Task prompt -> Return the material exactly as supplied, apart from the pictures, which are omitted.

——————————

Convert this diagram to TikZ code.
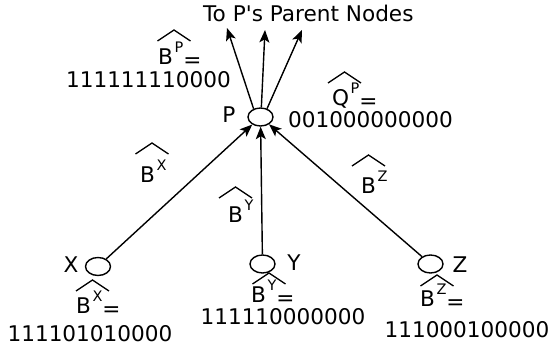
\documentclass[tikz,border=0pt]{standalone}
\usepackage{fontspec}
\newfontfamily\djv{DejaVu Sans}
\usetikzlibrary{shapes.geometric,arrows.meta}
\newcommand\bsup[2]{#1\kern1.5pt\raisebox{12.5pt}{\fontsize{14.5}{14.5}\selectfont #2}}
\newcommand\eqlow{\raisebox{-2.5pt}[\height][0pt]{=}}
\begin{document}
\begin{tikzpicture}[x=1pt,y=-1pt,
  vert/.style={draw, ellipse, minimum width=25pt, minimum height=18pt, inner sep=0pt, line width=1.4pt},
  txt/.style={inner sep=0pt, font=\djv\fontsize{21.6}{25}\selectfont},
  edge/.style={line width=1.4pt, -{Stealth[length=12.5pt,width=10pt,inset=3pt]}},
  hat/.pic={\draw[line width=1.3pt] (-16.5,11) -- (0,0) -- (16.5,11);}
]
\useasboundingbox (0,0) rectangle (550,347);
% vertices
\node[vert] (P) at (260.5,117) {};
\node[vert] (X) at (98,266.5) {};
\node[vert] (Y) at (262.5,264) {};
\node[vert] (Z) at (430.5,264) {};
\node[txt] (Pl) at (229,114.5) {P};
\node[txt] (Xl) at (71,264.5) {X};
\node[txt] (Yl) at (294,262.5) {Y};
\node[txt] (Zl) at (460,264.5) {Z};
% title and arrows to parents
\node[txt, anchor=base west] (title) at (203,22) {To P's Parent Nodes};
\coordinate (t1) at (227,28);
\coordinate (t2) at (265,30);
\coordinate (t3) at (302,30);
\draw[edge] (P.130) -- (t1);
\draw[edge] (P.85) -- (t2);
\draw[edge] (P.52) -- (t3);
% edges
\draw[edge] (X) -- (P);
\draw[edge] (Y) -- (P);
\draw[edge] (Z) -- (P);
% edge labels
\node[txt, anchor=base west] (lx) at (140,183) {\bsup{B}{X}};
\pic at (152,143) {hat};
\node[txt, anchor=base west] (ly) at (228,223) {\bsup{B}{Y}};
\pic at (235.5,187) {hat};
\node[txt, anchor=base west] (lz) at (361,194) {\bsup{B}{Z}};
\pic at (368.5,155) {hat};
% P labels
\node[txt, anchor=base west] (bp) at (158,65) {\bsup{B}{P}\eqlow};
\pic at (174,30) {hat};
\node[txt, anchor=base] (bpv) at (148.5,88) {111111110000};
\node[txt, anchor=base west] (qp) at (332,106) {\bsup{Q}{P}\eqlow};
\pic at (344.5,72) {hat};
\node[txt, anchor=base] (qpv) at (370.5,128) {001000000000};
% bottom labels
\node[txt, anchor=base west] (bx) at (76,314) {\bsup{B}{X}\eqlow};
\pic at (92.5,280) {hat};
\node[txt, anchor=base] (bxv) at (90,342) {111101010000};
\node[txt, anchor=base west] (by) at (251,303) {\bsup{B}{Y}\eqlow};
\pic at (269,273) {hat};
\node[txt, anchor=base] (byv) at (283,324.5) {111110000000};
\node[txt, anchor=base west] (bz) at (420,307) {\bsup{B}{Z}\eqlow};
\pic at (437,275) {hat};
\node[txt, anchor=base] (bzv) at (467,338) {111000100000};
\end{tikzpicture}
\end{document}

——————————

Task solution ->
Convert this diagram to TikZ code.
\documentclass[tikz,border=0pt]{standalone}
\usepackage{fontspec}
\newfontfamily\djv{DejaVu Sans}
\usetikzlibrary{shapes.geometric,arrows.meta}
\newcommand\bsup[2]{#1\kern1.5pt\raisebox{12.5pt}{\fontsize{14.5}{14.5}\selectfont #2}}
\newcommand\eqlow{\raisebox{-2.5pt}[\height][0pt]{=}}
\begin{document}
\begin{tikzpicture}[x=1pt,y=-1pt,
  vert/.style={draw, ellipse, minimum width=25pt, minimum height=18pt, inner sep=0pt, line width=1.4pt},
  txt/.style={inner sep=0pt, font=\djv\fontsize{21.6}{25}\selectfont},
  edge/.style={line width=1.4pt, -{Stealth[length=12.5pt,width=10pt,inset=3pt]}},
  hat/.pic={\draw[line width=1.3pt] (-16.5,11) -- (0,0) -- (16.5,11);}
]
\useasboundingbox (0,0) rectangle (550,347);
% vertices
\node[vert] (P) at (260.5,117) {};
\node[vert] (X) at (98,266.5) {};
\node[vert] (Y) at (262.5,264) {};
\node[vert] (Z) at (430.5,264) {};
\node[txt] (Pl) at (229,114.5) {P};
\node[txt] (Xl) at (71,264.5) {X};
\node[txt] (Yl) at (294,262.5) {Y};
\node[txt] (Zl) at (460,264.5) {Z};
% title and arrows to parents
\node[txt, anchor=base west] (title) at (203,22) {To P's Parent Nodes};
\coordinate (t1) at (227,28);
\coordinate (t2) at (265,30);
\coordinate (t3) at (302,30);
\draw[edge] (P.130) -- (t1);
\draw[edge] (P.85) -- (t2);
\draw[edge] (P.52) -- (t3);
% edges
\draw[edge] (X) -- (P);
\draw[edge] (Y) -- (P);
\draw[edge] (Z) -- (P);
% edge labels
\node[txt, anchor=base west] (lx) at (140,183) {\bsup{B}{X}};
\pic at (152,143) {hat};
\node[txt, anchor=base west] (ly) at (228,223) {\bsup{B}{Y}};
\pic at (235.5,187) {hat};
\node[txt, anchor=base west] (lz) at (361,194) {\bsup{B}{Z}};
\pic at (368.5,155) {hat};
% P labels
\node[txt, anchor=base west] (bp) at (158,65) {\bsup{B}{P}\eqlow};
\pic at (174,30) {hat};
\node[txt, anchor=base] (bpv) at (148.5,88) {111111110000};
\node[txt, anchor=base west] (qp) at (332,106) {\bsup{Q}{P}\eqlow};
\pic at (344.5,72) {hat};
\node[txt, anchor=base] (qpv) at (370.5,128) {001000000000};
% bottom labels
\node[txt, anchor=base west] (bx) at (76,314) {\bsup{B}{X}\eqlow};
\pic at (92.5,280) {hat};
\node[txt, anchor=base] (bxv) at (90,342) {111101010000};
\node[txt, anchor=base west] (by) at (251,303) {\bsup{B}{Y}\eqlow};
\pic at (269,273) {hat};
\node[txt, anchor=base] (byv) at (283,324.5) {111110000000};
\node[txt, anchor=base west] (bz) at (420,307) {\bsup{B}{Z}\eqlow};
\pic at (437,275) {hat};
\node[txt, anchor=base] (bzv) at (467,338) {111000100000};
\end{tikzpicture}
\end{document}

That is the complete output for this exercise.